= WHAT NEEDS TO BE DONE =
Without the images, write out the whole listing exactly.

=====

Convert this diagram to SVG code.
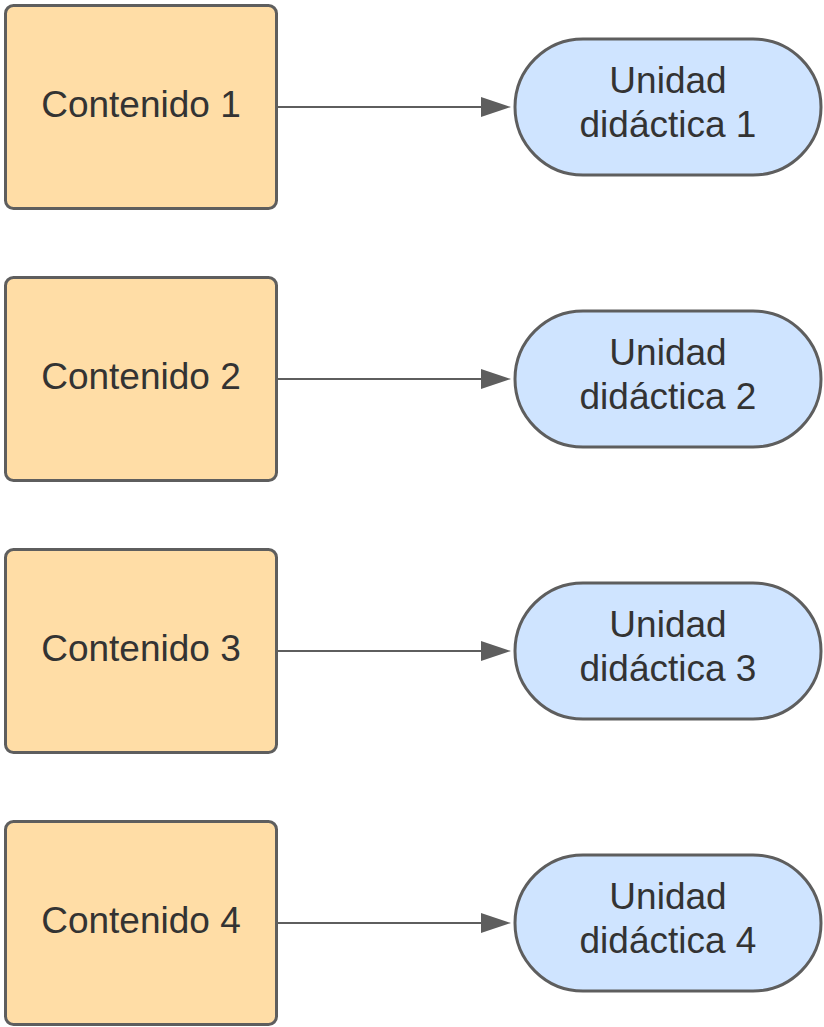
<svg xmlns="http://www.w3.org/2000/svg" width="824" height="1027" viewBox="0 0 824 1027">
<style>
.box{fill:#FFDDA6;stroke:#5E5E5E;stroke-width:3}
.pill{fill:#CFE4FF;stroke:#5E5E5E;stroke-width:3}
.t{font-family:"Liberation Sans",Arial,sans-serif;font-size:37px;fill:#333333;text-anchor:middle}
.c{stroke:#5E5E5E;stroke-width:2;fill:none}
</style>
<defs>
<marker id="ah" markerUnits="userSpaceOnUse" markerWidth="30" markerHeight="20" refX="19" refY="10" orient="auto">
<path d="M0,0 L30,10 L0,20 Z" fill="#5E5E5E"/>
</marker>
</defs>
<rect width="824" height="1027" fill="#FFFFFF"/>
<g id="connectors">
<line class="c" x1="278" y1="107" x2="500" y2="107" marker-end="url(#ah)"/>
<line class="c" x1="278" y1="379" x2="500" y2="379" marker-end="url(#ah)"/>
<line class="c" x1="278" y1="651" x2="500" y2="651" marker-end="url(#ah)"/>
<line class="c" x1="278" y1="923" x2="500" y2="923" marker-end="url(#ah)"/>
</g>
<g id="contenido1">
<rect class="box" x="5.5" y="5.5" width="271" height="203" rx="8"/>
<text class="t" x="141" y="117">Contenido 1</text>
</g>
<g id="contenido2">
<rect class="box" x="5.5" y="277.5" width="271" height="203" rx="8"/>
<text class="t" x="141" y="389">Contenido 2</text>
</g>
<g id="contenido3">
<rect class="box" x="5.5" y="549.5" width="271" height="203" rx="8"/>
<text class="t" x="141" y="661">Contenido 3</text>
</g>
<g id="contenido4">
<rect class="box" x="5.5" y="821.5" width="271" height="203" rx="8"/>
<text class="t" x="141" y="933">Contenido 4</text>
</g>
<g id="unidad1">
<rect class="pill" x="515" y="39" width="306" height="136" rx="68"/>
<text class="t" x="668" y="93">Unidad</text>
<text class="t" x="668" y="137">didáctica 1</text>
</g>
<g id="unidad2">
<rect class="pill" x="515" y="311" width="306" height="136" rx="68"/>
<text class="t" x="668" y="365">Unidad</text>
<text class="t" x="668" y="409">didáctica 2</text>
</g>
<g id="unidad3">
<rect class="pill" x="515" y="583" width="306" height="136" rx="68"/>
<text class="t" x="668" y="637">Unidad</text>
<text class="t" x="668" y="681">didáctica 3</text>
</g>
<g id="unidad4">
<rect class="pill" x="515" y="855" width="306" height="136" rx="68"/>
<text class="t" x="668" y="909">Unidad</text>
<text class="t" x="668" y="953">didáctica 4</text>
</g>
</svg>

=====

= EXERCISE OUTPUT =
Convert this diagram to SVG code.
<svg xmlns="http://www.w3.org/2000/svg" width="824" height="1027" viewBox="0 0 824 1027">
<style>
.box{fill:#FFDDA6;stroke:#5E5E5E;stroke-width:3}
.pill{fill:#CFE4FF;stroke:#5E5E5E;stroke-width:3}
.t{font-family:"Liberation Sans",Arial,sans-serif;font-size:37px;fill:#333333;text-anchor:middle}
.c{stroke:#5E5E5E;stroke-width:2;fill:none}
</style>
<defs>
<marker id="ah" markerUnits="userSpaceOnUse" markerWidth="30" markerHeight="20" refX="19" refY="10" orient="auto">
<path d="M0,0 L30,10 L0,20 Z" fill="#5E5E5E"/>
</marker>
</defs>
<rect width="824" height="1027" fill="#FFFFFF"/>
<g id="connectors">
<line class="c" x1="278" y1="107" x2="500" y2="107" marker-end="url(#ah)"/>
<line class="c" x1="278" y1="379" x2="500" y2="379" marker-end="url(#ah)"/>
<line class="c" x1="278" y1="651" x2="500" y2="651" marker-end="url(#ah)"/>
<line class="c" x1="278" y1="923" x2="500" y2="923" marker-end="url(#ah)"/>
</g>
<g id="contenido1">
<rect class="box" x="5.5" y="5.5" width="271" height="203" rx="8"/>
<text class="t" x="141" y="117">Contenido 1</text>
</g>
<g id="contenido2">
<rect class="box" x="5.5" y="277.5" width="271" height="203" rx="8"/>
<text class="t" x="141" y="389">Contenido 2</text>
</g>
<g id="contenido3">
<rect class="box" x="5.5" y="549.5" width="271" height="203" rx="8"/>
<text class="t" x="141" y="661">Contenido 3</text>
</g>
<g id="contenido4">
<rect class="box" x="5.5" y="821.5" width="271" height="203" rx="8"/>
<text class="t" x="141" y="933">Contenido 4</text>
</g>
<g id="unidad1">
<rect class="pill" x="515" y="39" width="306" height="136" rx="68"/>
<text class="t" x="668" y="93">Unidad</text>
<text class="t" x="668" y="137">didáctica 1</text>
</g>
<g id="unidad2">
<rect class="pill" x="515" y="311" width="306" height="136" rx="68"/>
<text class="t" x="668" y="365">Unidad</text>
<text class="t" x="668" y="409">didáctica 2</text>
</g>
<g id="unidad3">
<rect class="pill" x="515" y="583" width="306" height="136" rx="68"/>
<text class="t" x="668" y="637">Unidad</text>
<text class="t" x="668" y="681">didáctica 3</text>
</g>
<g id="unidad4">
<rect class="pill" x="515" y="855" width="306" height="136" rx="68"/>
<text class="t" x="668" y="909">Unidad</text>
<text class="t" x="668" y="953">didáctica 4</text>
</g>
</svg>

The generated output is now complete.